The result of the Big 3 cutbacks, according to the TVB, is that their unit sales advantage over their aggregate competition is down 21 percent for the period, from more than 3 million more autos sold in January through May 2000 to fewer than 2.5 million more sold for the same period this year.
Meanwhile, the eight foreign manufacturers who held or increased their overall ad spending during the period this year grew market share. They are, according to the TVB, BMW (1 percent to 1.2 percent share of the market), Honda (6.3 percent to 6.9 percent), Hyundai (1.3 percent to 1.9 percent), Isuzu (0.5 percent to 0.6 percent ), Kia (0.8 percent to 1.1. percent), Mazda (1.3 percent to 1.6 percent), Toyota (9.1 percent to 10 percent) and Volkswagen (steady at 2.4 percent).

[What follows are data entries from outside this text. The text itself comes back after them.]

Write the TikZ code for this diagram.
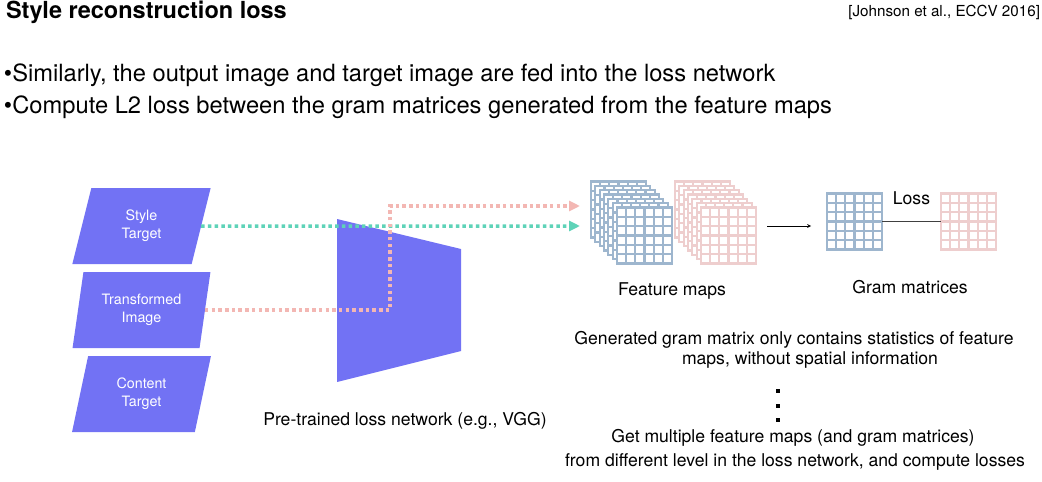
\documentclass[tikz,border=0pt]{standalone}
\usepackage{fontspec}
\setmainfont{TeX Gyre Heros}
\usetikzlibrary{positioning,shapes.geometric,arrows.meta}
\definecolor{NetPurple}{HTML}{7272F4}
\definecolor{MapBlue}{HTML}{9EB6CE}
\definecolor{MapPink}{HTML}{EECECE}
\definecolor{PathGreen}{HTML}{5ED3B8}
\definecolor{PathPink}{HTML}{F3B7B3}

% one 6x6 feature grid: name, x, y, colour
\newcommand{\gridmap}[4]{%
  \node[gridsq,draw=#4] (#1) at (#2,#3) {};
  \foreach \gi in {1,...,5}{
    \draw[#4,line width=2.2pt] ([xshift=\gi*9.17pt]#1.north west) -- ([xshift=\gi*9.17pt]#1.south west);
    \draw[#4,line width=2.2pt] ([yshift=-\gi*9.33pt]#1.north west) -- ([yshift=-\gi*9.33pt]#1.north east);}}

\begin{document}
\begin{tikzpicture}[x=1pt,y=-1pt,>=stealth,
    every node/.style={inner sep=0pt,outer sep=0pt},
    inbox/.style={trapezium,trapezium left angle=76.7,trapezium right angle=103.3,
      trapezium stretches=true,minimum width=139pt,minimum height=76pt,
      fill=NetPurple,text=white,align=center,font=\fontsize{14.3}{18}\selectfont},
    gridsq/.style={minimum width=55pt,minimum height=56pt,fill=white,line width=2.2pt},
    dotline/.style={line width=3.5pt,dash pattern=on 3.5pt off 3.2pt,
      -{Triangle[length=11pt,width=10pt]}},
    lbl/.style={font=\fontsize{17.6}{20}\selectfont}]
  \useasboundingbox (0,0) rectangle (1042,482);

  % header
  \node[font=\bfseries\fontsize{23.5}{26}\selectfont,anchor=west] (title) at (6,12)
    {Style reconstruction loss};
  \node[font=\fontsize{15.2}{17}\selectfont,anchor=east] (cite) at (1040,12)
    {[Johnson et al., ECCV 2016]};
  \node[font=\fontsize{23.7}{27}\selectfont,anchor=west] (bul1) at (4,75)
    {•Similarly, the output image and target image are fed into the loss network};
  \node[font=\fontsize{23.7}{27}\selectfont,anchor=west] (bul2) at (4,107)
    {•Compute L2 loss between the gram matrices generated from the feature maps};

  % inputs
  \node[inbox] (style) at (141.5,226) {Style\\Target};
  \node[inbox] (trans) at (141.5,310) {Transformed\\Image};
  \node[inbox] (content) at (141.5,394) {Content\\Target};

  % loss network
  \fill[NetPurple] (337,219) -- (461,249) -- (461,351) -- (337,382) -- cycle;
  \node[lbl] (netlabel) at (405,421) {Pre-trained loss network (e.g., VGG)};

  % feature map stacks
  \foreach \k in {0,...,6}{
    \gridmap{fmb\k}{618.5+4.33*\k}{209.5+4.33*\k}{MapBlue}}
  \foreach \k in {0,...,6}{
    \gridmap{fmp\k}{702.5+4.33*\k}{209.5+4.33*\k}{MapPink}}
  \node[lbl] (fmlabel) at (672,291) {Feature maps};

  \coordinate (mapsin) at (580,226);
  \coordinate (mapsinp) at (580,206);
  \draw[dotline,PathGreen] (style.east) -- (mapsin);
  \draw[dotline,PathPink] (trans.east) -- ++(185,0) |- (mapsinp);

  % gram matrices
  \gridmap{gb}{854.5}{221.5}{MapBlue}
  \gridmap{gp}{968.5}{221.5}{MapPink}
  \coordinate (mapsout) at (767,226);
  \coordinate (gramin) at (811,226);
  \draw[->,line width=0.7pt] (mapsout) -- (gramin);
  \draw[line width=0.8pt,black!75] (gb.east) -- (gp.west)
    node[midway,above=17pt,lbl,text=black] (losslabel) {Loss};
  \node[lbl] (gmlabel) at (910,287) {Gram matrices};

  % notes
  \node[lbl,align=center] (note) at (794,350)
    {Generated gram matrix only contains statistics of feature\\\hspace*{32pt}maps, without spatial information};
  \foreach \yy in {391,406,420}{
    \fill (776,\yy-2) rectangle ++(4,4);}
  \node[lbl] (multi1) at (793,438) {Get multiple feature maps (and gram matrices)};
  \node[lbl] (multi2) at (795,462) {from different level in the loss network, and compute losses};
\end{tikzpicture}
\end{document}
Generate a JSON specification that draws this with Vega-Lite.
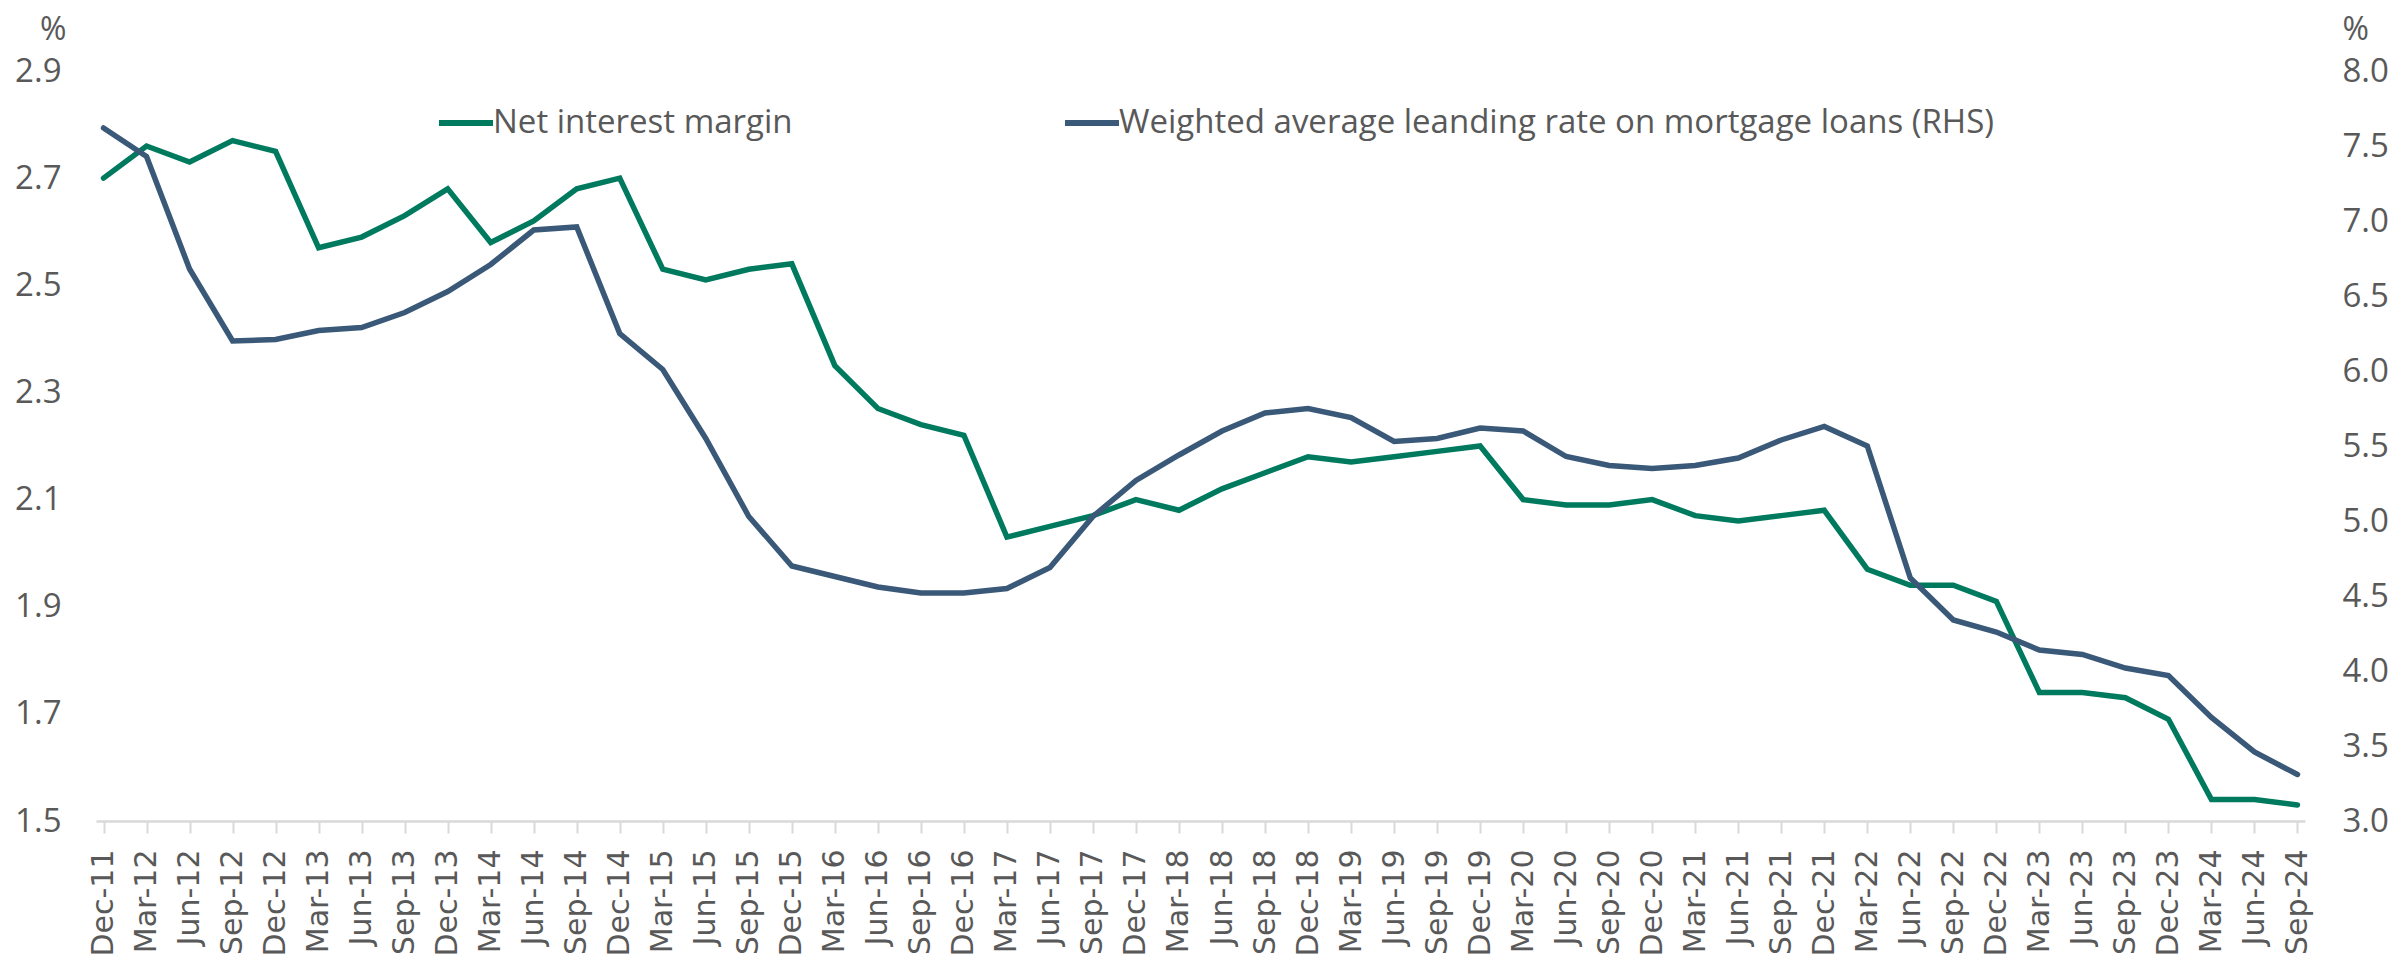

It was, said Mr. Rohrs, who presented the data to his board of directors last week, “more of an airtight correlation than I expected.”
The Big 3 are “paying an immediate price for giving up their share-of-voice advantage,” Mr. Rohrs said, “but even more unsettling for them would be the down-the-road impact.”
Part of the reason for that pullback is that “all three of the Big 3 have undergone changes in their top-level marketing leadership … in the last six months,” Mr. Rohrs said. “All three of them have gotten a new marketing and advertising leader, and that’s not been great timing for them.”
On the other hand, the Japanese manufacturers in particular “get the competitive opportunity that exists here,” Mr. Rohrs said. “They have a very clear, focused strategic plan … a national branding overlay [combined] with a very powerful market-by-market thrust which is largely led by local TV.”
According to CMR, a Taylor Nelson Sofres company, most of the top 10 national advertisers slashed their overall budgets for the first half of 2001 (measured through June), compared with the first of half of 2000. For example, General Motors, the biggest advertising spender, was down 23.5 percent, from $1.4 billion to $1.1 billion.